Ussene Muzé, ourives de profissão, nasceu há 56 anos na Ilha de Moçambique, onde sempre viveu, tirando os quase cinco anos que passou na povoação de Casa Banana, na Gorongosa, província de Sofala, combatendo ao lado da FRELIMO, a Frente de Libertação de Moçambique, durante a guerra civil que aconteceu no país entre 1977 e 1992. Nesses tempos, "um bocado difíceis", Ussene diz que "comeu de tudo", muitas gazelas, mesmo elefantes ("A gente não escolhia"). Abundavam nessa altura os caçadores na Gorongosa e o próprio exército também tinha caçadores, que abasteciam as tropas (e as populações), às vezes com carne fresca, outras com carne que secavam no mato.

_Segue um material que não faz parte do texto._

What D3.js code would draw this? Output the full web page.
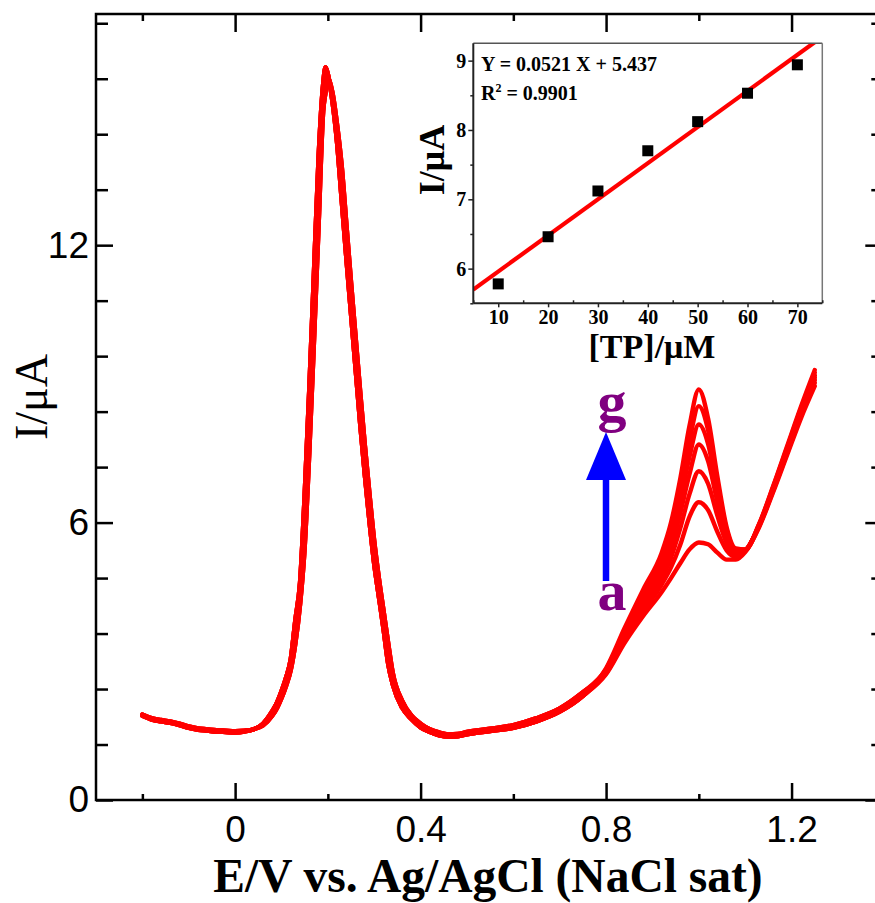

Regressou a casa em 1994, logo que desmobilizado, para retomar o ofício que aprendeu com o pai ainda em criança. Chegou a ter uma oficina e loja no "corredor", que é como na Ilha chamam à Rua dos Arcos, mas a renda era alta e acabou por se mudar para a casa actual, que já era a sua residência e que fica localizada no bairro Areal, na Cidade de Macúti. Agora, paga apenas ao Conselho Municipal uma licença que lhe custa 500 meticais por ano (cerca de 7 euros). É ali que faz, por encomenda, brincos, colares, anéis, braceletes ou pulseiras para as pernas, sobretudo para clientes locais e quase sempre quando há cerimónias ou casamentos. Trabalha com ouro, que está caro, apenas quando alguém o leva, e prata, que antes comprava em Nacala e que compra agora por vezes a "pessoas antigas" em Angoche.

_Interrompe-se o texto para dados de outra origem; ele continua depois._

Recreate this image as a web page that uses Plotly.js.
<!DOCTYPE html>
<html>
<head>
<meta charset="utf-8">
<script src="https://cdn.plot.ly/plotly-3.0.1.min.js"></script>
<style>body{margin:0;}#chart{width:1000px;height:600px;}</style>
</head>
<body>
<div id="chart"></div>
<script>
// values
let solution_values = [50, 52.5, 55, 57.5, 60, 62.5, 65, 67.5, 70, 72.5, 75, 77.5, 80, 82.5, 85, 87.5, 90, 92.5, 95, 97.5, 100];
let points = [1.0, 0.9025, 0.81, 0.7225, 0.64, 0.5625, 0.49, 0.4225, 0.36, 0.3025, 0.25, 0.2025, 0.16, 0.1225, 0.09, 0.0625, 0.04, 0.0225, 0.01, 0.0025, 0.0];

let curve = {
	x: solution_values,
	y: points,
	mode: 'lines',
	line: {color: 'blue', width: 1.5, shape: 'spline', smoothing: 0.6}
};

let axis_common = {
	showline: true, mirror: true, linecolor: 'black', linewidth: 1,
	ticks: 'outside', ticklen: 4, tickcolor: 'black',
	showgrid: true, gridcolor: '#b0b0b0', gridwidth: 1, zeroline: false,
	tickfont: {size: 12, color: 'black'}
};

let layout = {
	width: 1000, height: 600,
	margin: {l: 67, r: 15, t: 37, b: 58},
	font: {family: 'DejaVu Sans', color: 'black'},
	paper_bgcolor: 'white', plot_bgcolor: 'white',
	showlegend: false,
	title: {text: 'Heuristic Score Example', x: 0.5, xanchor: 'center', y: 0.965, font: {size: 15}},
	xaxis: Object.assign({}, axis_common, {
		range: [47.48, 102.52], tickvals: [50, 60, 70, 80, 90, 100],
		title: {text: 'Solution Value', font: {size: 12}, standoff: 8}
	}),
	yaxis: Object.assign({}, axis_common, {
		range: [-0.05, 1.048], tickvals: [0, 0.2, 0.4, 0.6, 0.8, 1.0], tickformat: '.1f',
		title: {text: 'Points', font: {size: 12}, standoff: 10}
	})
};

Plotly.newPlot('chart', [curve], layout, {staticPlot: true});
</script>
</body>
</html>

Ussene, que tem sete filhos de três relações, o mais novo uma rapariga com "uns dez meses", é casado, embora solteiro no Registo Civil ("Aqui sempre há dificuldades no casamento. As nossas mulheres já não têm aquela consideração tão grande"). Acha que viveu dos momentos mais tristes sempre que a Ilha foi atingida por ciclones ("No último [o Gombe, em Março de 2022], esta nossa casa nenhuma chapa não tinha"). E que viveu dos melhores momentos antes "daquela confusão do Corona", quando as visitas eram mais frequentes. Agora, sonha em recuperar a loja, que está aberta todos os dias, mesmo sábados e domingos, entre as sete e meia da manhã e as cinco da tarde e onde trabalham ao todo cinco mestres. E sonha sobretudo que os clientes voltem a aparecer. [Ussene Muzé pode ser contactado pelo +258 844290916]








Retrato feito a partir de uma conversa realizada na Ilha de Moçambique a 3 de Fevereiro de 2023. É o primeiro de uma série sobre moçambicanos a ser publicada aqui no blogue.